Perdió la guerra pero ganó a la historia. Y será hoy en Bruselas, cerca de esos
campos de batalla, donde se libre un nuevo enfrentamiento entre europeos, esta
vez reunidos en torno a una mesa, donde no se arrojarán bombas ni cañonazos, ni
se calvarán dagas o bayonetas, sino que se arrojarán improperios, acusaciones y
títulos de deuda. La historia europea, de guerras cruentas sin fin entre
continentales e isleños, vive en estos tiempos de paz en que nos ha tocado
vivir un agrio enfrentamiento económico, entre acreedores y deudores, entre
países ricos y pobres, entre países competitivos y no, entre exportadores
importadores, en el marco del euro, una moneda única que, como anillo de poder,
une nuestros destinos pero no está claro si para arrojarnos a todos al fuego
del infierno de Mordor.

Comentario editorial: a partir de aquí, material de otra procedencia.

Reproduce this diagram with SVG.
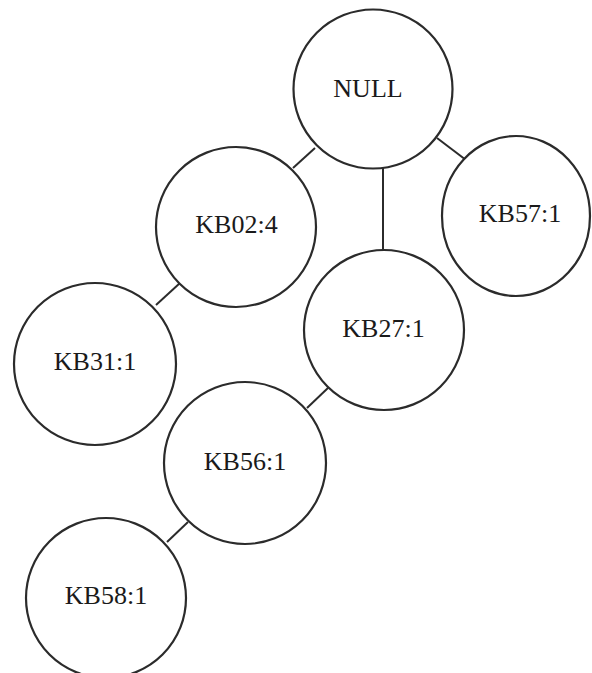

Desde Waterloo, y mucho antes, varios han sido los
intentos de lograr, sino la unificación europea, sí al menos un acuerdo que
permita la convivencia entre los pueblos del continente sin que la guerra
perpetua sea el símbolo de este espacio del mundo. La existencia de una
potencia dominante durante muchos siglos, primero España, luego Francia,
después Alemania, y sus deseos de imponerse a los demás, siempre ha sido fuente
de conflictos sin fin, que con los años fueron aumentando de intensidad y
virulencia hasta el desastre de las dos guerras civiles europeas del siglo XX,
llamadas comúnmente I Y II Guerrea Mundial. Tras ellas, sobre un erial de
cenizas y muerte, en un continente arrasado, muchas voces gritaron eso de “nunca
más” y surgió el sueño de la unidad europea como alternativa a la pesadilla
vivida, y la búsqueda de lazos comunes y de intereses que evitasen una nueva
guerra. Visto con perspectiva el experimento ha funcionado muy bien, al menos
en lo que hace a la parte occidental del continente. Yugoslavia en los noventa,
o Ucrania en estos mismos días muestran que el diablo de la guerra sigue ahí,
agazapado, esperando su oportunidad. Mientras tanto, la UE ha ido creciendo en
complejidad, en robustez y atando cada vez más a los países en un juego de
intereses que los mantenga unidos y, sobre todo, haga cada vez más costosa la
separación. Es esa idea, la de la irreversibilidad de la Unión, la del camino
siempre hacia adelante, la que hoy se juega en Bruselas, cerca de Waterloo, uno
de sus partidos más importantes. Y de cómo salga hoy esa reunión dependerá,
querámoslo o no, nuestro futuro en común.
Dice
Martin Wolf en su último libro “La gran crisis” (muy recomendable) que la
eurozona se ha convertido en un mal matrimonio cuya convivencia no deja de deteriorarse,
pero con un posible divorcio que es una catástrofe, como bien saben todas las
partes. De cómo arreglar esa convivencia, de hacer posible que sigamos juntos,
de eso va la reunión del Eurogrupo de hoy. Grecia, ese cuasi ridículo 2% del
PIB de la eurozona, es la señal que nos indicará hasta qué punto queremos
seguir unidos en este experimento o, sin embargo, comenzamos a romper los lazos
que nos unen y, manteniéndonos muy sujetos, impiden que nos caigamos y peguemos
unos a otros. En el fondo, poco ha cambiado en estos doscientos años. Hasta los
lugares decisivos siguen estando muy cerca unos de otros.